- [What you have to do] Leaving the pictures out, print the lines from the first line of the listing through the line containing "2.6, 0.5, 0];", exactly as they read, and no others.

- [Given information]
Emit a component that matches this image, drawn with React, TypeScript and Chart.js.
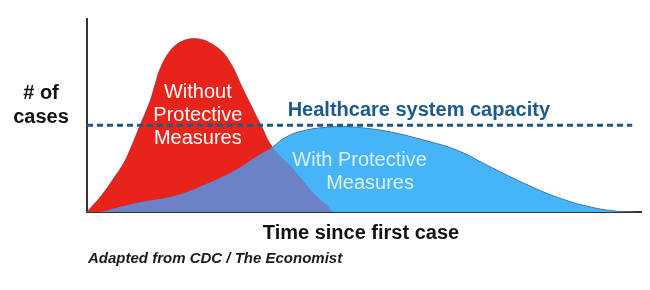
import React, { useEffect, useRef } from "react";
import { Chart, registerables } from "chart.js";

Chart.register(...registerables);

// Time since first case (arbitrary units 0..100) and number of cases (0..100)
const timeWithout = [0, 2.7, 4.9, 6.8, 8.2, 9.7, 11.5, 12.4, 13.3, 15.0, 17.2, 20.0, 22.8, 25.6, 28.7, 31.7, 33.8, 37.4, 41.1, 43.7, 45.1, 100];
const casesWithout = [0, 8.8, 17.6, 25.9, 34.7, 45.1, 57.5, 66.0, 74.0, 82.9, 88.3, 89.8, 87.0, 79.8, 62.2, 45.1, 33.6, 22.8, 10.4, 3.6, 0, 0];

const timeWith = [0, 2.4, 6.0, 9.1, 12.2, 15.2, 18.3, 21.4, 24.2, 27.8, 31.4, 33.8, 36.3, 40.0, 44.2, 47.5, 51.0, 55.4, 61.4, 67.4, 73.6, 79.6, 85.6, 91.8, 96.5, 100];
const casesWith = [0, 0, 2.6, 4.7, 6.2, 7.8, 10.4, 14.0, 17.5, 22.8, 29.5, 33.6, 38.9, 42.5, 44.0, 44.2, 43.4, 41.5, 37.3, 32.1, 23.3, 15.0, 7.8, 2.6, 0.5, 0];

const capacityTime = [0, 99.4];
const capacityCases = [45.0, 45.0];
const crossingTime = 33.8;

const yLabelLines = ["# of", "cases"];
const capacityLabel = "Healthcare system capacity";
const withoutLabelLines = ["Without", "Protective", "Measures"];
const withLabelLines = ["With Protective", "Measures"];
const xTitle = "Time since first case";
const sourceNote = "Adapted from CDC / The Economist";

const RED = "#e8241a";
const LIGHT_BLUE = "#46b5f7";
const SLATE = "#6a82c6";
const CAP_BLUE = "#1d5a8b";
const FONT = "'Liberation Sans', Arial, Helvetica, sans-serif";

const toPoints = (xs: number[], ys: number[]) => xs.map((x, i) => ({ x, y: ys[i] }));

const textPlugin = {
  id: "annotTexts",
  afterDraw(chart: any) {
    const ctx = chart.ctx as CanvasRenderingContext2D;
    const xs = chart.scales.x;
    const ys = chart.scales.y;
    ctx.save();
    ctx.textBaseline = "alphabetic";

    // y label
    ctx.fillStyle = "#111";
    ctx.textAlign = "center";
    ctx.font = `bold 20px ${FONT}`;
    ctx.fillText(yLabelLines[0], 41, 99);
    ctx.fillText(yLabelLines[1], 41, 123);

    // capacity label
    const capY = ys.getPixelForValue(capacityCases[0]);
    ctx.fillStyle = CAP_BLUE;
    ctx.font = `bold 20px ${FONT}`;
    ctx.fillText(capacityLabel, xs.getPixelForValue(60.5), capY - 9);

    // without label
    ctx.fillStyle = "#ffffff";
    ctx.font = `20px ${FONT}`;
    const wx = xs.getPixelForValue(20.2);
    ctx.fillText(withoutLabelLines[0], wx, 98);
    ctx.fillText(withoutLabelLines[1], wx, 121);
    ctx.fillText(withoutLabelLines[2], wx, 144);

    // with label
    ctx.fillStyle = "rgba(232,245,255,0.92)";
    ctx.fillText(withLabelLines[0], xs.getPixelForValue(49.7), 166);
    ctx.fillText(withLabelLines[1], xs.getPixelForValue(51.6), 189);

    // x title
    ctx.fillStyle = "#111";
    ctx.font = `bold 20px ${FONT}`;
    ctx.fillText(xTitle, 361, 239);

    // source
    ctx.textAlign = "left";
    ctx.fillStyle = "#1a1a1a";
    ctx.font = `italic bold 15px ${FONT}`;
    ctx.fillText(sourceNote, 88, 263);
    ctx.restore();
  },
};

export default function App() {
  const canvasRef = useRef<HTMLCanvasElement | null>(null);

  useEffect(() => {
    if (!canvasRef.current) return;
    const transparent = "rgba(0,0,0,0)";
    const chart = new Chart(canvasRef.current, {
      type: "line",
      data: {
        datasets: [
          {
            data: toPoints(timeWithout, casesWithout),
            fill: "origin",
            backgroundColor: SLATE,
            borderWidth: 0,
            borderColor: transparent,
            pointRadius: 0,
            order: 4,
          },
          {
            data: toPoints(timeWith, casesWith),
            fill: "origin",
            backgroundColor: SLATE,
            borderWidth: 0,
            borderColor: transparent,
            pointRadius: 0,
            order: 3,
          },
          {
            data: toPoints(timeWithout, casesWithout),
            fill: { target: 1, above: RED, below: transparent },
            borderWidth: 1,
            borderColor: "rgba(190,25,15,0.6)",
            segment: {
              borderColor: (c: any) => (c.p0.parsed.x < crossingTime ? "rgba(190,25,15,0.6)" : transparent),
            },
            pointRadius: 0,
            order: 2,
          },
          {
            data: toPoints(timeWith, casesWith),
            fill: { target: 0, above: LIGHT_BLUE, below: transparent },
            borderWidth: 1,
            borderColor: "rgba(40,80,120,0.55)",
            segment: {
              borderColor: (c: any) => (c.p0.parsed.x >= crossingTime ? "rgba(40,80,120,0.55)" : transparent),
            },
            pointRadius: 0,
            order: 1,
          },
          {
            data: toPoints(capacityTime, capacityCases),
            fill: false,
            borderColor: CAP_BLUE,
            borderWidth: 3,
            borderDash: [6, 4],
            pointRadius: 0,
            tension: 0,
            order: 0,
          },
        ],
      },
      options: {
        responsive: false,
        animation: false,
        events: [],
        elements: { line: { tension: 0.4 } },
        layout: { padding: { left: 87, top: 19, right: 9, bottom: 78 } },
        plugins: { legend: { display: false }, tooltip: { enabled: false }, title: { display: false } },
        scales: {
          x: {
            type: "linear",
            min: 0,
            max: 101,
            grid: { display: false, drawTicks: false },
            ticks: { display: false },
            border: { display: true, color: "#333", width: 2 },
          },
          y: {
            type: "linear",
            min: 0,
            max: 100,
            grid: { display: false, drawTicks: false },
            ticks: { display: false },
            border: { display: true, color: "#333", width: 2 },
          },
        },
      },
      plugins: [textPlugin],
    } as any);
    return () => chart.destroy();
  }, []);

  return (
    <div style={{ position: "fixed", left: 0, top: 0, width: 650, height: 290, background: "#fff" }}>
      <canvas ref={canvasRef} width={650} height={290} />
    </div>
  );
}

- [Solution to the problem]
Emit a component that matches this image, drawn with React, TypeScript and Chart.js.
import React, { useEffect, useRef } from "react";
import { Chart, registerables } from "chart.js";

Chart.register(...registerables);

// Time since first case (arbitrary units 0..100) and number of cases (0..100)
const timeWithout = [0, 2.7, 4.9, 6.8, 8.2, 9.7, 11.5, 12.4, 13.3, 15.0, 17.2, 20.0, 22.8, 25.6, 28.7, 31.7, 33.8, 37.4, 41.1, 43.7, 45.1, 100];
const casesWithout = [0, 8.8, 17.6, 25.9, 34.7, 45.1, 57.5, 66.0, 74.0, 82.9, 88.3, 89.8, 87.0, 79.8, 62.2, 45.1, 33.6, 22.8, 10.4, 3.6, 0, 0];

const timeWith = [0, 2.4, 6.0, 9.1, 12.2, 15.2, 18.3, 21.4, 24.2, 27.8, 31.4, 33.8, 36.3, 40.0, 44.2, 47.5, 51.0, 55.4, 61.4, 67.4, 73.6, 79.6, 85.6, 91.8, 96.5, 100];
const casesWith = [0, 0, 2.6, 4.7, 6.2, 7.8, 10.4, 14.0, 17.5, 22.8, 29.5, 33.6, 38.9, 42.5, 44.0, 44.2, 43.4, 41.5, 37.3, 32.1, 23.3, 15.0, 7.8, 2.6, 0.5, 0];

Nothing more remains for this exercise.